Will you never enjoy the sweetness of a loving and affectionate heart? Will you never be fulfilled, wanting nothing from people or things? Or, more time to enjoy them? Or, enjoy them in a more pleasant climate? Or, for people who are easier to get along with? - Marcus Aurelius, Meditations, 10.1
And Seneca has this to say:
The human race owes more to the one who laughs than the one who mourns for it. The one who laughs provides a measure of optimism while the one who weeps does so foolishly, giving up all hopes of remedying things. - Seneca, Of Tranquility, 15.

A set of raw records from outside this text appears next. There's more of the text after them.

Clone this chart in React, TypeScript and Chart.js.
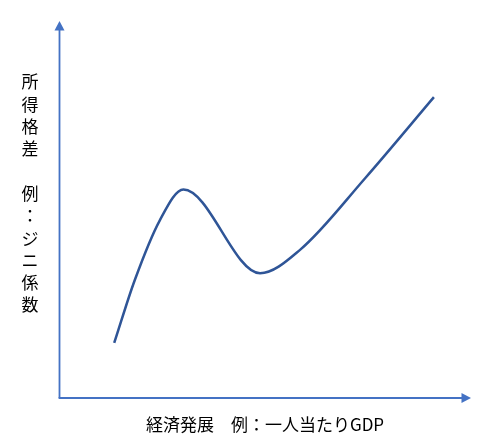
import React, { useEffect, useRef } from "react";
import { Chart, registerables } from "chart.js";

Chart.register(...registerables);

// Economic development (x) vs income inequality (y), arbitrary 0-100 units
const developmentValues = [13.4, 18.4, 24.5, 30.2, 48.8, 58.5, 74.3, 91.0];
const inequalityValues = [14.6, 31.3, 47.2, 55.3, 33.1, 39.3, 58.3, 79.8];

const yAxisLabel = "所得格差　例：ジニ係数";
const xAxisLabel = "経済発展　例：一人当たりGDP";

const FONT = '"Noto Sans CJK JP", "Noto Sans", sans-serif';

const axesPlugin = {
  id: "arrowAxes",
  afterDraw(chart: any) {
    const { ctx, chartArea } = chart;
    const left = chartArea.left + 0.5;
    const bottom = chartArea.bottom;
    const top = chartArea.top;
    const right = chartArea.right;
    ctx.save();
    ctx.strokeStyle = "#4472C4";
    ctx.fillStyle = "#4472C4";
    ctx.lineWidth = 1.8;
    // y axis
    ctx.beginPath();
    ctx.moveTo(left, bottom);
    ctx.lineTo(left, top + 8);
    ctx.stroke();
    ctx.beginPath();
    ctx.moveTo(left, top);
    ctx.lineTo(left - 5, top + 9.5);
    ctx.lineTo(left + 5, top + 9.5);
    ctx.closePath();
    ctx.fill();
    // x axis
    ctx.beginPath();
    ctx.moveTo(left - 0.9, bottom);
    ctx.lineTo(right - 8, bottom);
    ctx.stroke();
    ctx.beginPath();
    ctx.moveTo(right, bottom);
    ctx.lineTo(right - 9.5, bottom - 5);
    ctx.lineTo(right - 9.5, bottom + 5);
    ctx.closePath();
    ctx.fill();

    // labels
    ctx.fillStyle = "#000000";
    ctx.font = `17px ${FONT}`;
    ctx.textAlign = "center";
    ctx.textBaseline = "middle";
    const chars = Array.from(yAxisLabel);
    chars.forEach((ch, i) => {
      ctx.fillText(ch, 30, 82 + i * 22.3);
    });
    ctx.fillText(xAxisLabel, 265, 425);
    ctx.restore();
  },
};

export default function App() {
  const canvasRef = useRef<HTMLCanvasElement | null>(null);

  useEffect(() => {
    if (!canvasRef.current) return;
    const chart = new Chart(canvasRef.current, {
      type: "line",
      data: {
        datasets: [
          {
            data: developmentValues.map((x, i) => ({ x, y: inequalityValues[i] })),
            borderColor: "#2F5597",
            borderWidth: 2.5,
            pointRadius: 0,
            cubicInterpolationMode: "monotone",
            fill: false,
            clip: false as any,
          },
        ],
      },
      options: {
        animation: false,
        responsive: false,
        maintainAspectRatio: false,
        layout: { padding: { left: 59, right: 29, top: 21, bottom: 45 } },
        plugins: { legend: { display: false }, tooltip: { enabled: false }, title: { display: false } },
        scales: {
          x: { type: "linear", min: 0, max: 100, display: false },
          y: { type: "linear", min: 0, max: 100, display: false },
        },
      },
      plugins: [axesPlugin],
    });
    return () => chart.destroy();
  }, []);

  return (
    <div style={{ position: "absolute", left: 0, top: 0, width: 500, height: 443, background: "#fff" }}>
      <canvas ref={canvasRef} width={500} height={443} style={{ width: 500, height: 443 }} />
    </div>
  );
}
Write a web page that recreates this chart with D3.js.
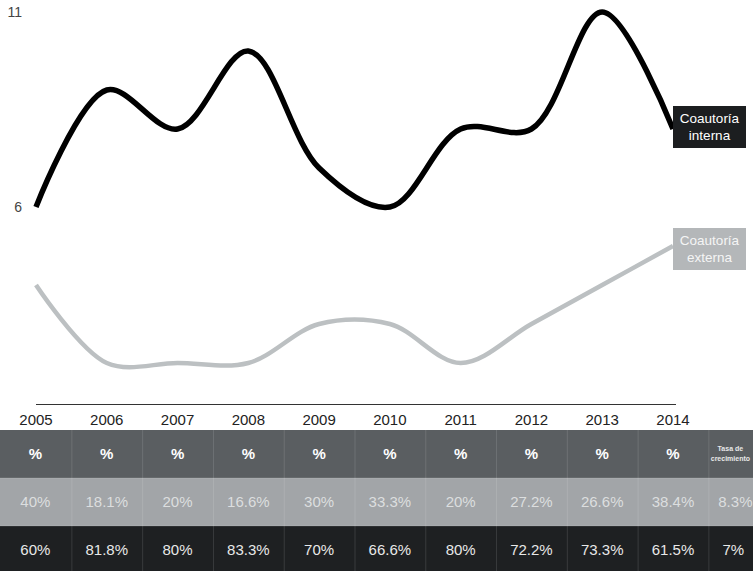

He advises his protege, Lucilius:
Above all, ...make this your business: learn how to feel joy. - Seneca, Moral Letters, 23
Taking time to be joyous
Our minds are constantly preoccupied with worries and anxieties. Stoics offered several antidotes to our problems and Stoicism became associated with how to heroically cope with problems rather than how to be joyous. Somewhere along the line we lost sight of the joy of the Stoic. The Stoics did not simply offer solutions to our problems but implored us to enjoy the festival of life. The joy of living is not in acquiring what we currently don’t have, but in enjoying the festival of life happening around us, right here, right now.